ST LOUIS, MO – April 27, 2022 – New research found that a blood biomarker test may detect Alzheimer’s disease in older adults with memory problems. In two studies published April 21 in the Journal of the American Medical Association Network Open, showed that a blood test accurately detected the protein amyloid in 81% of samples when compared with an imaging scan of the brain. Amyloid accumulates and forms clumps in the brains of Alzheimer’s disease patients. Experts say the tests are important because they would be easier, cheaper and available to more people than brain imaging scans or spinal taps which are now used to detect biological hallmarks of the disease. Alzheimer’s disease afflicts an estimated 6.5 million Americans. This blood test, which is not yet covered by Medicare or private insurers, costs $1,250.
Blood tests represent “a very early start to a new era of diagnosis for Alzheimer’s disease,” said Doctor Stephen Salloway, a professor of neurology and psychiatry at Brown University who directs a memory and aging program at Butler Hospital in Providence, Rhode Island. “I see them as being transformative for Alzheimer’s, because once we validate them a little bit further, and hopefully get coverage for them, we can use them both to screen for clinical trials and to screen for treatment.”

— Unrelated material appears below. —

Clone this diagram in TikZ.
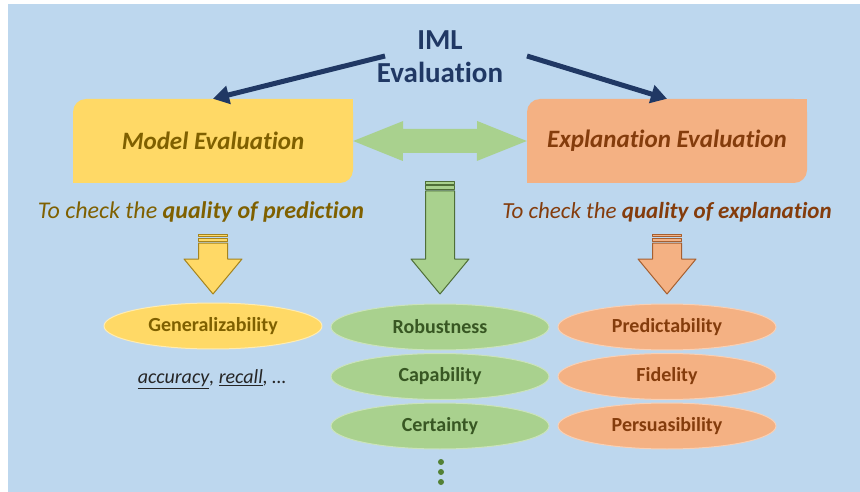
\documentclass[tikz,border=0pt]{standalone}
\usepackage{fontspec}
\setmainfont{Carlito}[Ligatures=NoCommon]
\usetikzlibrary{arrows.meta,shapes.geometric}
\definecolor{bgblue}{HTML}{BDD7EE}
\definecolor{navy}{HTML}{203864}
\definecolor{ylwfill}{HTML}{FFD966}
\definecolor{ylwtext}{HTML}{7F6000}
\definecolor{orgfill}{HTML}{F4B183}
\definecolor{orgtext}{HTML}{843C0C}
\definecolor{grnfill}{HTML}{A9D18E}
\definecolor{grntext}{HTML}{385723}
\definecolor{dotgreen}{HTML}{538135}
% striped block arrow: centre x, top y, fill, line
\newcommand{\blkarrow}[4]{%
  \filldraw[fill=#3,draw=#4,line width=1] (#1-14.5,#2) rectangle (#1+14.5,#2+2.5);
  \filldraw[fill=#3,draw=#4,line width=1] (#1-14.5,#2+4) rectangle (#1+14.5,#2+7.5);
  \filldraw[fill=#3,draw=#4,line width=1] (#1-14.5,#2+9) -- (#1-14.5,259) -- (#1-29,259) -- (#1,294) -- (#1+29,259) -- (#1+14.5,259) -- (#1+14.5,#2+9) -- cycle;}
\begin{document}
\begin{tikzpicture}[x=1pt,y=-1pt,line join=round,
  evalbox/.style={rounded corners=13,minimum width=280,minimum height=84,inner sep=0,font=\fontsize{25}{30}\selectfont\bfseries\itshape},
  crit/.style={ellipse,minimum width=218,minimum height=46,inner sep=0,line width=1,font=\fontsize{20}{24}\selectfont\bfseries},
  caption/.style={inner sep=0,font=\fontsize{23}{27}\selectfont\itshape},
  navyarrow/.style={navy,line width=5,-{Triangle[length=16,width=18]}}]
\useasboundingbox (0,0) rectangle (860,492);
\fill[white] (0,0) rectangle (860,492);
\fill[bgblue] (8,4) rectangle (860,492);
% title
\node[align=center,text=navy,inner sep=0,font=\fontsize{29}{33}\selectfont\bfseries] (iml) at (440,57) {IML\\Evaluation};
% two kinds of evaluation
\node[evalbox,fill=ylwfill,text=ylwtext] (model) at (213,141) {Model Evaluation};
\node[evalbox,fill=orgfill,text=orgtext] (expl) at (667,141) {Explanation Evaluation};
\fill[ylwfill] (model.south west) rectangle ++(13,-13);
\fill[ylwfill] (model.north east) rectangle ++(-13,13);
\fill[orgfill] (expl.south west) rectangle ++(13,-13);
\fill[orgfill] (expl.north east) rectangle ++(-13,13);
\coordinate (lstart) at (385,56);
\coordinate (rstart) at (527,56);
\draw[navyarrow] (lstart) -- (model.north);
\draw[navyarrow] (rstart) -- (expl.north);
% double arrow
\fill[grnfill] (model.east) -- ++(50,-20) -- ++(0,8) -- ++(74,0) -- ++(0,-8) -- (expl.west) -- ++(-50,20) -- ++(0,-8) -- ++(-74,0) -- ++(0,8) -- cycle;
% captions
\node[caption,text=ylwtext,font=\fontsize{24}{28}\selectfont\itshape] (predcap) at (201,212) {To check the \textbf{quality of prediction}};
\node[caption,text=orgtext] (explcap) at (667,212) {To check the \textbf{quality of explanation}};
% block arrows
\blkarrow{213}{234}{ylwfill}{ylwtext!70!ylwfill}
\blkarrow{440}{182}{grnfill}{grntext!80!grnfill}
\blkarrow{667}{234}{orgfill}{orgtext!70!orgfill}
% criteria
\node[crit,fill=ylwfill,draw=ylwfill!50!white,text=ylwtext] (gen) at (213,326) {Generalizability};
\node[caption,text=black!85,font=\fontsize{20}{24}\selectfont\itshape] (metrics) at (212,379) {\underline{accuracy}, \underline{recall}, \dots};
\foreach \name/\txt [count=\i from 0] in {rob/Robustness,cap/Capability,cer/Certainty}
  \node[crit,fill=grnfill,draw=grnfill!60!white,text=grntext] (\name) at (440,327+49.5*\i) {\txt};
\foreach \name/\txt [count=\i from 0] in {pre/Predictability,fid/Fidelity,per/Persuasibility}
  \node[crit,fill=orgfill,draw=orgfill!60!white,text=orgtext] (\name) at (667,327+49.5*\i) {\txt};
\foreach \y in {462,472,482}
  \fill[dotgreen] (441,\y) circle (3);
\end{tikzpicture}
\end{document}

It is hope that a blood test would be a biomarker that would detect early Alzheimer’s disease, informing individuals of their risk years before memory and thinking problems occur, and measure the effectiveness of treatment for early disease too. Researchers and drug companies have spent hundreds of millions of dollars over the past two decades on the theory that drugs clearing amyloid from the brain could slow memory decline.